===== Data segment =====

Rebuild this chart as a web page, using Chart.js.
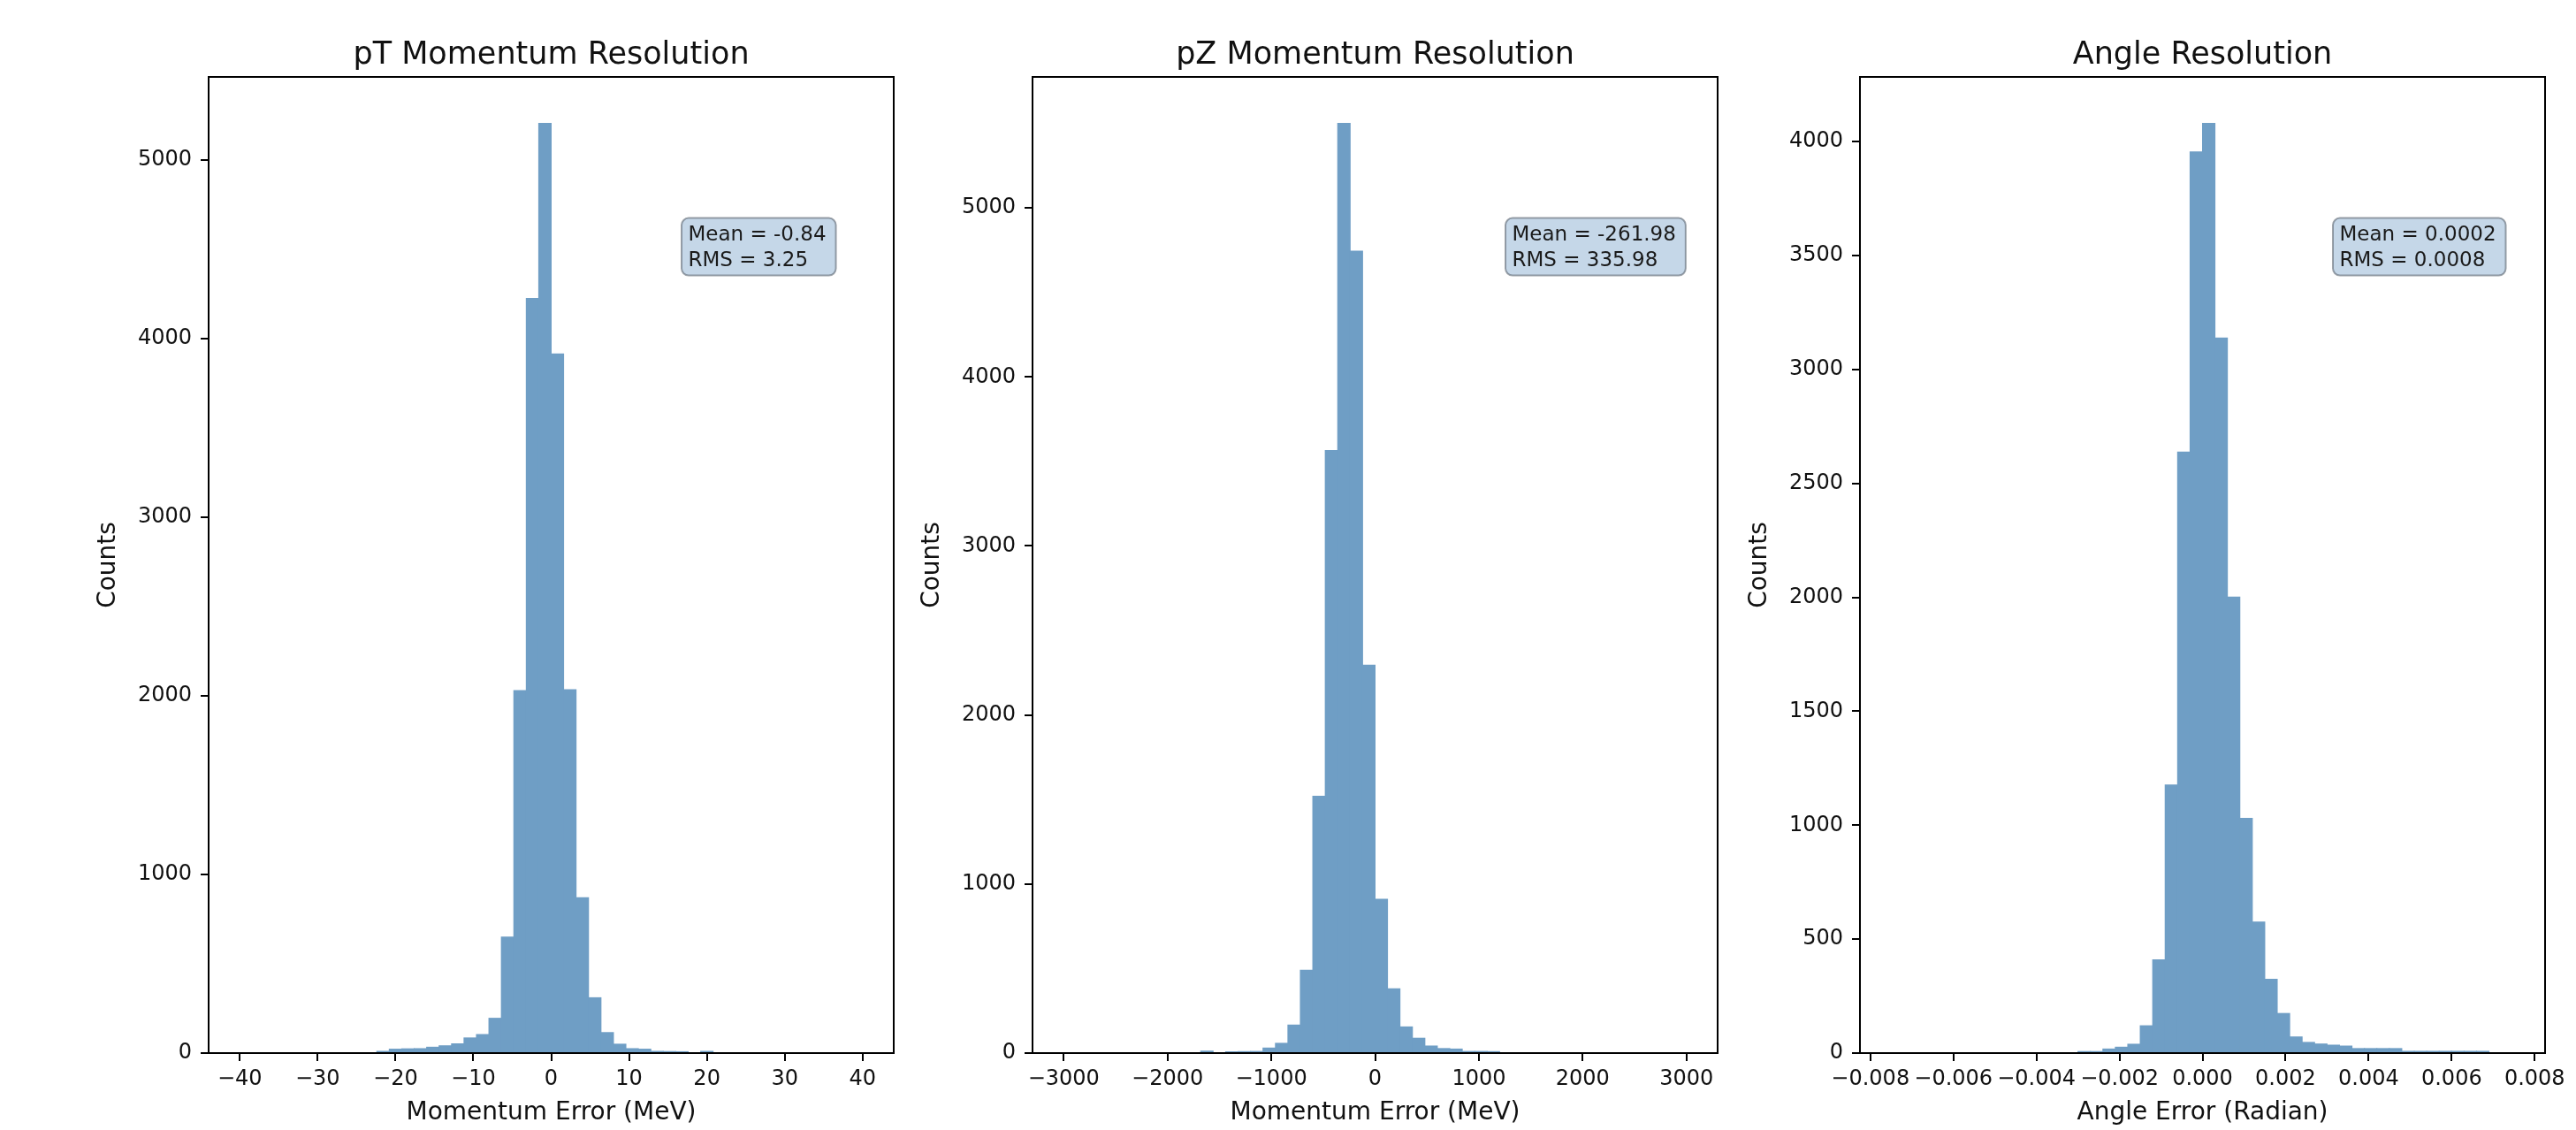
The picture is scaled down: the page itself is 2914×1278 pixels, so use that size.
<!DOCTYPE html>
<html>
<head>
<meta charset="utf-8">
<title>Resolution histograms</title>
<script src="https://cdn.jsdelivr.net/npm/chart.js@4.4.1/dist/chart.umd.min.js"></script>
<style>
  html, body { margin: 0; padding: 0; background: #fff; }
  body { width: 2914px; height: 1278px; position: relative; overflow: hidden; }
  canvas { position: absolute; top: 0; }
</style>
</head>
<body>
<canvas id="ptChart" width="960" height="1278" style="left:86px"></canvas>
<canvas id="pzChart" width="960" height="1278" style="left:1018px"></canvas>
<canvas id="angleChart" width="960" height="1278" style="left:1954px"></canvas>
<script>
// histogram ranges (bin edges span) and counts, 50 bins each
var ptRange = [-40, 40];
var ptCounts = [0, 0, 0, 0, 0, 0, 0, 0, 0, 0, 0,
  10, 22, 24, 25, 33, 41, 52, 85, 104, 195, 650, 2030, 4225, 5205,
  3915, 2035, 870, 310, 115, 50, 25, 22, 10, 9, 8, 0, 10,
  0, 0, 0, 0, 0, 0, 0, 0, 0, 0, 0, 0];

var pzRange = [-3000, 3000];
var pzCounts = [0, 0, 0, 0, 0, 0, 0, 0, 0, 0, 0,
  12, 0, 8, 9, 10, 30, 58, 166, 490, 1520, 3565, 5500, 4745, 2295,
  910, 380, 155, 88, 42, 27, 24, 10, 10, 9,
  0, 0, 0, 0, 0, 0, 0, 0, 0, 0, 0, 0, 0, 0, 0];

var angleRange = [-0.0075, 0.0075];
var angleCounts = [0, 0, 0, 0, 0, 0, 0, 0, 0, 0, 0, 0, 0, 0, 0,
  7, 7, 18, 26, 39, 120, 409, 1177, 2638, 3955,
  4080, 3138, 2001, 1030, 575, 324, 174, 71, 47, 40, 35, 31,
  20, 20, 20, 20, 8, 8, 8, 8, 8, 8, 8,
  0, 0];

// tick values
var ptXTicks = [-40, -30, -20, -10, 0, 10, 20, 30, 40];
var pzXTicks = [-3000, -2000, -1000, 0, 1000, 2000, 3000];
var angleXTicks = [-0.008, -0.006, -0.004, -0.002, 0, 0.002, 0.004, 0.006, 0.008];
var countTicks = [0, 1000, 2000, 3000, 4000, 5000];
var angleCountTicks = [0, 500, 1000, 1500, 2000, 2500, 3000, 3500, 4000];

var titles = ['pT Momentum Resolution', 'pZ Momentum Resolution', 'Angle Resolution'];
var xLabels = ['Momentum Error (MeV)', 'Momentum Error (MeV)', 'Angle Error (Radian)'];
var statLines = [
  ['Mean = -0.84', 'RMS = 3.25'],
  ['Mean = -261.98', 'RMS = 335.98'],
  ['Mean = 0.0002', 'RMS = 0.0008']
];

var FONT = 'DejaVu Sans';
var TEXT = '#111';
var BAR = 'rgb(111, 158, 197)';

Chart.defaults.font.family = FONT;

function minusFmt(v, digits) {
  var s = Math.abs(v).toFixed(digits);
  return (v < 0 && Number(s) !== 0 ? '\u2212' : '') + s;
}

// axes frame, title and the stats box
var framePlugin = {
  id: 'frame',
  afterDraw: function(chart, args, opts) {
    var ctx = chart.ctx, a = chart.chartArea;
    ctx.save();
    ctx.strokeStyle = '#000';
    ctx.lineWidth = 2;
    ctx.strokeRect(a.left, a.top, a.right - a.left, a.bottom - a.top);

    ctx.fillStyle = TEXT;
    ctx.font = '35px "' + FONT + '"';
    ctx.textAlign = 'center';
    ctx.textBaseline = 'alphabetic';
    ctx.fillText(opts.title, (a.left + a.right) / 2, a.top - 15);

    ctx.font = '23px "' + FONT + '"';
    var tx = a.left + 0.7 * (a.right - a.left);
    var ty = a.bottom - 0.85 * (a.bottom - a.top);
    var b1 = ty + 19.5, b2 = b1 + 28.5;
    var w = Math.max.apply(null, opts.stats.map(function(s) { return ctx.measureText(s).width; }));
    var x0 = tx - 7.5, y0 = ty - 6, x1 = tx + w + 11, y1 = b2 + 11, r = 8;
    ctx.beginPath();
    ctx.moveTo(x0 + r, y0);
    ctx.lineTo(x1 - r, y0);
    ctx.arcTo(x1, y0, x1, y0 + r, r);
    ctx.lineTo(x1, y1 - r);
    ctx.arcTo(x1, y1, x1 - r, y1, r);
    ctx.lineTo(x0 + r, y1);
    ctx.arcTo(x0, y1, x0, y1 - r, r);
    ctx.lineTo(x0, y0 + r);
    ctx.arcTo(x0, y0, x0 + r, y0, r);
    ctx.closePath();
    ctx.fillStyle = '#c5d7e8';
    ctx.fill();
    ctx.strokeStyle = 'rgba(80, 90, 100, 0.55)';
    ctx.lineWidth = 2;
    ctx.stroke();

    ctx.fillStyle = '#1a1a1a';
    ctx.textAlign = 'left';
    ctx.fillText(opts.stats[0], tx, b1);
    ctx.fillText(opts.stats[1], tx, b2);
    ctx.restore();
  }
};

function makeHist(id, range, counts, xTicks, yTicks, xDigits, title, xLabel, stats) {
  var binW = (range[1] - range[0]) / counts.length;
  var pts = counts.map(function(c, i) { return { x: range[0] + binW * (i + 0.5), y: c }; });
  var margin = (range[1] - range[0]) * 0.05;
  var yMax = Math.max.apply(null, counts) * 1.05;
  var tickGrid = { drawOnChartArea: false, drawTicks: true, tickLength: 9, color: '#000', lineWidth: 2 };

  new Chart(document.getElementById(id), {
    type: 'bar',
    data: {
      datasets: [{
        data: pts,
        backgroundColor: BAR,
        borderWidth: 0,
        inflateAmount: 0.5,
        barPercentage: 1,
        categoryPercentage: 1
      }]
    },
    options: {
      responsive: false,
      animation: false,
      layout: { padding: { top: 87, right: 35, bottom: 0, left: 0 } },
      plugins: {
        legend: { display: false },
        tooltip: { enabled: false },
        frame: { title: title, stats: stats }
      },
      scales: {
        x: {
          type: 'linear',
          min: range[0] - margin,
          max: range[1] + margin,
          offset: false,
          afterBuildTicks: function(s) { s.ticks = xTicks.map(function(v) { return { value: v }; }); },
          afterFit: function(s) { s.height = 87; s.paddingLeft = 0; s.paddingRight = 0; },
          grid: Object.assign({ offset: false }, tickGrid),
          border: { display: false },
          ticks: {
            autoSkip: false, maxRotation: 0, minRotation: 0, padding: 6,
            color: TEXT, font: { size: 24 },
            callback: function(v) { return minusFmt(v, xDigits); }
          },
          title: {
            display: true, text: xLabel, color: TEXT,
            font: { size: 28 }, padding: { top: 0, bottom: 2 }
          }
        },
        y: {
          min: 0,
          max: yMax,
          afterBuildTicks: function(s) { s.ticks = yTicks.map(function(v) { return { value: v }; }); },
          afterFit: function(s) { s.width = 150; s.paddingTop = 0; s.paddingBottom = 0; },
          grid: tickGrid,
          border: { display: false },
          ticks: {
            autoSkip: false, padding: 10, color: TEXT, font: { size: 24 },
            callback: function(v) { return String(v); }
          },
          title: {
            display: true, text: 'Counts', color: TEXT,
            font: { size: 28 }, padding: { top: 20, bottom: 0 }
          }
        }
      }
    },
    plugins: [framePlugin]
  });
}

makeHist('ptChart', ptRange, ptCounts, ptXTicks, countTicks, 0, titles[0], xLabels[0], statLines[0]);
makeHist('pzChart', pzRange, pzCounts, pzXTicks, countTicks, 0, titles[1], xLabels[1], statLines[1]);
makeHist('angleChart', angleRange, angleCounts, angleXTicks, angleCountTicks, 3, titles[2], xLabels[2], statLines[2]);
</script>
</body>
</html>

=====

» **Short task**
Find "size". Copy every line it occurs in.

» **Written answer**
The picture is scaled down: the page itself is 2914×1278 pixels, so use that size.
            color: TEXT, font: { size: 24 },
            font: { size: 28 }, padding: { top: 0, bottom: 2 }
            autoSkip: false, padding: 10, color: TEXT, font: { size: 24 },
            font: { size: 28 }, padding: { top: 20, bottom: 0 }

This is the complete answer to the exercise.